# Given material
------------------------------------

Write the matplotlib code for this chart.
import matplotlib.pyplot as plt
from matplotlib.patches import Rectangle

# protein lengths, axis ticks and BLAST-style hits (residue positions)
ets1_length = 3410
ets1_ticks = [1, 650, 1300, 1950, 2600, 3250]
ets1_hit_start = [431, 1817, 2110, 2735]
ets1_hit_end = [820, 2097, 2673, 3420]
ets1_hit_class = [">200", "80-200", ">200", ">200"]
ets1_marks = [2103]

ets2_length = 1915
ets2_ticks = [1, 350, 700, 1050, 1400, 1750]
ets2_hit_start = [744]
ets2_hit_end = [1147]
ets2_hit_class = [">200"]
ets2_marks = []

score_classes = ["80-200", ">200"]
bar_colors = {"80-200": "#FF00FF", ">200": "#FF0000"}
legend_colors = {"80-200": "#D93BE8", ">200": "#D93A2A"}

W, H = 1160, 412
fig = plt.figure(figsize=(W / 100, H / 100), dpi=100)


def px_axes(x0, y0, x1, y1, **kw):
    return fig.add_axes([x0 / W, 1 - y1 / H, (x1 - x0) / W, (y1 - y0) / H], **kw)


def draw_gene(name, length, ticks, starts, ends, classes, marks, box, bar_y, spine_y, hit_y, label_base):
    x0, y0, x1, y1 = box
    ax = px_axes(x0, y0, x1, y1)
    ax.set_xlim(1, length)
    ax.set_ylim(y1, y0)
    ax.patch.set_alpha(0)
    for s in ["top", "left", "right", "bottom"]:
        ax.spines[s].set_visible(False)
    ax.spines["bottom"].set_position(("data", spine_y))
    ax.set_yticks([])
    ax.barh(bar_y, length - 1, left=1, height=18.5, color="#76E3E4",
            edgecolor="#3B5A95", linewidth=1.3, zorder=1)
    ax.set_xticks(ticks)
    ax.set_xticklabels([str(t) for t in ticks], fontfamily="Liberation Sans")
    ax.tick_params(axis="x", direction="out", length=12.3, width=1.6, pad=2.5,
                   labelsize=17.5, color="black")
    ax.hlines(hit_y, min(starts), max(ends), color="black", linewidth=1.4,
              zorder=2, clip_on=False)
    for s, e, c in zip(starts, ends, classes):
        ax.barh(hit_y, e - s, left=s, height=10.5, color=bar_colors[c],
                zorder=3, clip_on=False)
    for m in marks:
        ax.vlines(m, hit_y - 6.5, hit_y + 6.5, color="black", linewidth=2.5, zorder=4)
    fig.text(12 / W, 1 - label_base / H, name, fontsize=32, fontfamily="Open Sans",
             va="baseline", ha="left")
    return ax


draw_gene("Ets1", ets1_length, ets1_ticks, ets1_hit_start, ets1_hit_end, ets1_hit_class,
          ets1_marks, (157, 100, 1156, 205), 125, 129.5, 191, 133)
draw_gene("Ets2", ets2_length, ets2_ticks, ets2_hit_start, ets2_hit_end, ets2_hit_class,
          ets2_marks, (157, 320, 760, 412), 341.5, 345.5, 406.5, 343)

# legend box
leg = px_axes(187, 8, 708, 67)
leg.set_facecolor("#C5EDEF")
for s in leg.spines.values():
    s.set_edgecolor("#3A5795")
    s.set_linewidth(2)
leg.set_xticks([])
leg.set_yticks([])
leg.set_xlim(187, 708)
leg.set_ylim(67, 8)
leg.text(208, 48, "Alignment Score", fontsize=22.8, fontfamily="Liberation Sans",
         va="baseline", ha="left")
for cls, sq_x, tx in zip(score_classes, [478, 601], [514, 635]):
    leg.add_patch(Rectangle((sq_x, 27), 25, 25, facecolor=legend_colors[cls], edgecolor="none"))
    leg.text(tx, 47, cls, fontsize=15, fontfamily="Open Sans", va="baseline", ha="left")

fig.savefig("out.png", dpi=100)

------------------------------------

# Task brief
Extract the lines above, from the first one through the one containing "ets1_marks = [2103]", and return only those, unchanged.

# Solution to this exercise
Write the matplotlib code for this chart.
import matplotlib.pyplot as plt
from matplotlib.patches import Rectangle

# protein lengths, axis ticks and BLAST-style hits (residue positions)
ets1_length = 3410
ets1_ticks = [1, 650, 1300, 1950, 2600, 3250]
ets1_hit_start = [431, 1817, 2110, 2735]
ets1_hit_end = [820, 2097, 2673, 3420]
ets1_hit_class = [">200", "80-200", ">200", ">200"]
ets1_marks = [2103]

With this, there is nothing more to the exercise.